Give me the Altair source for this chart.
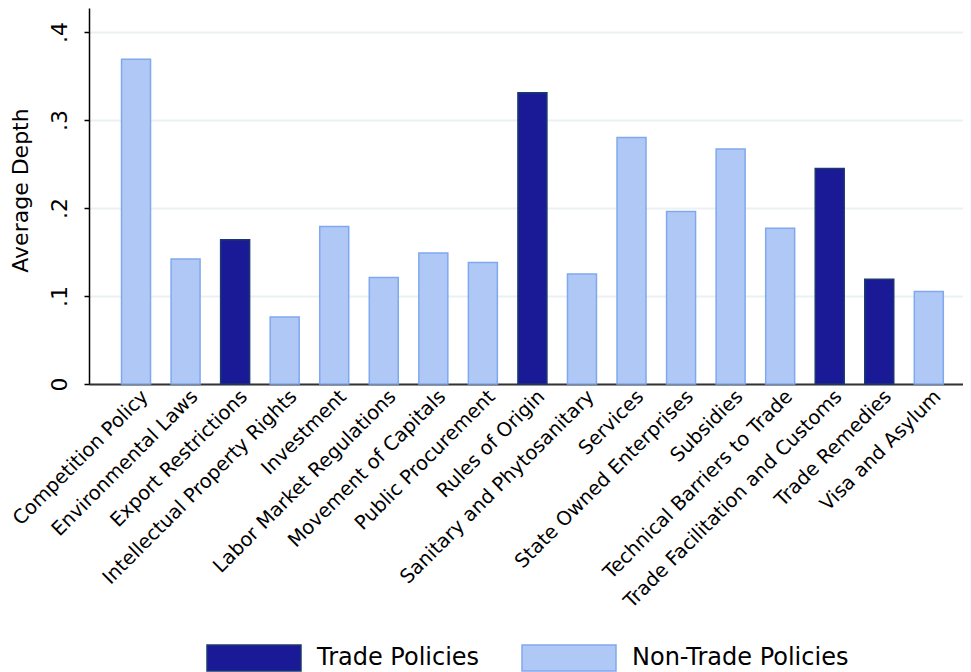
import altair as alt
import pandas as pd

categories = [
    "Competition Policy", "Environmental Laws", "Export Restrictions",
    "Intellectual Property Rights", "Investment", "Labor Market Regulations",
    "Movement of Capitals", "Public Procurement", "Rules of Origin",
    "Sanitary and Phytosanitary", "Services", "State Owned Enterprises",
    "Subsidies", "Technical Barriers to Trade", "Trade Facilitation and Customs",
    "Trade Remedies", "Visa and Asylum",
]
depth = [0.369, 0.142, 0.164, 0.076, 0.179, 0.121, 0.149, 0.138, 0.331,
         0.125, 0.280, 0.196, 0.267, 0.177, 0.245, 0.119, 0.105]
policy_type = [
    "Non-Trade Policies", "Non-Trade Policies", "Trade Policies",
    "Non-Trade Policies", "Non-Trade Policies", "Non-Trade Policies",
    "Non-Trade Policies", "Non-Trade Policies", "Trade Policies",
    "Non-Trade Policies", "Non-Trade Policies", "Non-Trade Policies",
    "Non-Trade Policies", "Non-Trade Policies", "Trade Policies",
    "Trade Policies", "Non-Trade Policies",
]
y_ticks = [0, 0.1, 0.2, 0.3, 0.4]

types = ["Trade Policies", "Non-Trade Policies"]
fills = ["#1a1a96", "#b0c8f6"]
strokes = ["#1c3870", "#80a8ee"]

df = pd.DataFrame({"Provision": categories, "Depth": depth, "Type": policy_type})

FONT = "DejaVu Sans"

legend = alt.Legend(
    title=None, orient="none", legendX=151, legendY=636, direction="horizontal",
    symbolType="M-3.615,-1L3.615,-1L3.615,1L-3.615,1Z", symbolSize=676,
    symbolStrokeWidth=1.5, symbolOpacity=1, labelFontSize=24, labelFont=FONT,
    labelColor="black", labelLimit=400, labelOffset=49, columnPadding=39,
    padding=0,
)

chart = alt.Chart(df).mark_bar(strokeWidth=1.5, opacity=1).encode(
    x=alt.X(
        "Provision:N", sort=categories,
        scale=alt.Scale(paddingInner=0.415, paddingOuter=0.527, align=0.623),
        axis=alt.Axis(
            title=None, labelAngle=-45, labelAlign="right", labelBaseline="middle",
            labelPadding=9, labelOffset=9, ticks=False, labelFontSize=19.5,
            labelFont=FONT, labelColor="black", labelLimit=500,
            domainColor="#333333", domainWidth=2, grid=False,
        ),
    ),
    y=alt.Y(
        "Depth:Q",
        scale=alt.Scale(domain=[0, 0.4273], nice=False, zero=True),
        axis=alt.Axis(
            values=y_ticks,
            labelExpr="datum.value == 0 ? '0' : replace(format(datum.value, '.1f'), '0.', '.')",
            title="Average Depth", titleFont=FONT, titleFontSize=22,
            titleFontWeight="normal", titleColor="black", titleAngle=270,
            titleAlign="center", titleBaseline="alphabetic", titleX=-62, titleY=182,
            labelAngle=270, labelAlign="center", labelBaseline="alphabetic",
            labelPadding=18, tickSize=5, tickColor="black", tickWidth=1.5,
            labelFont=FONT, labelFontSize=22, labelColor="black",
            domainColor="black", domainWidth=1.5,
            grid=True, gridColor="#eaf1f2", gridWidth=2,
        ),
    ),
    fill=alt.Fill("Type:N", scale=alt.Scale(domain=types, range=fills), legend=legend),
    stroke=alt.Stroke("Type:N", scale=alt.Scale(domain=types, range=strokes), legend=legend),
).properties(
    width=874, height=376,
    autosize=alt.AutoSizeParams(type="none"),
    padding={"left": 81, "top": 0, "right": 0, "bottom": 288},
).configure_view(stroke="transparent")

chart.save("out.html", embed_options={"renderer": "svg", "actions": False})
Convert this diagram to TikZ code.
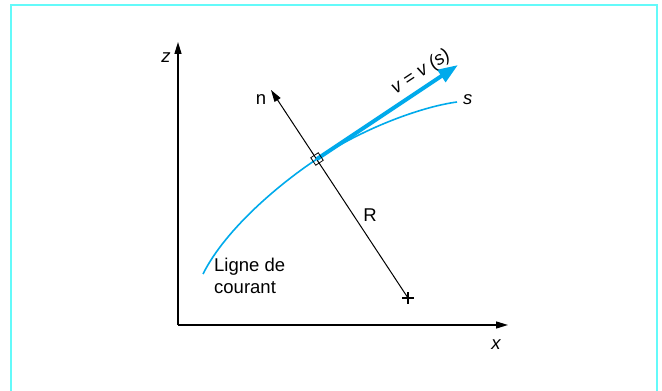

****

▶ _THE TASK_:
Look through the entries above for the word "chart". Copy every line where it shows up.

▶ _WORKED ANSWER_:
Give me the Altair source for this chart.
chart = alt.Chart(df).mark_bar(strokeWidth=1.5, opacity=1).encode(
chart.save("out.html", embed_options={"renderer": "svg", "actions": False})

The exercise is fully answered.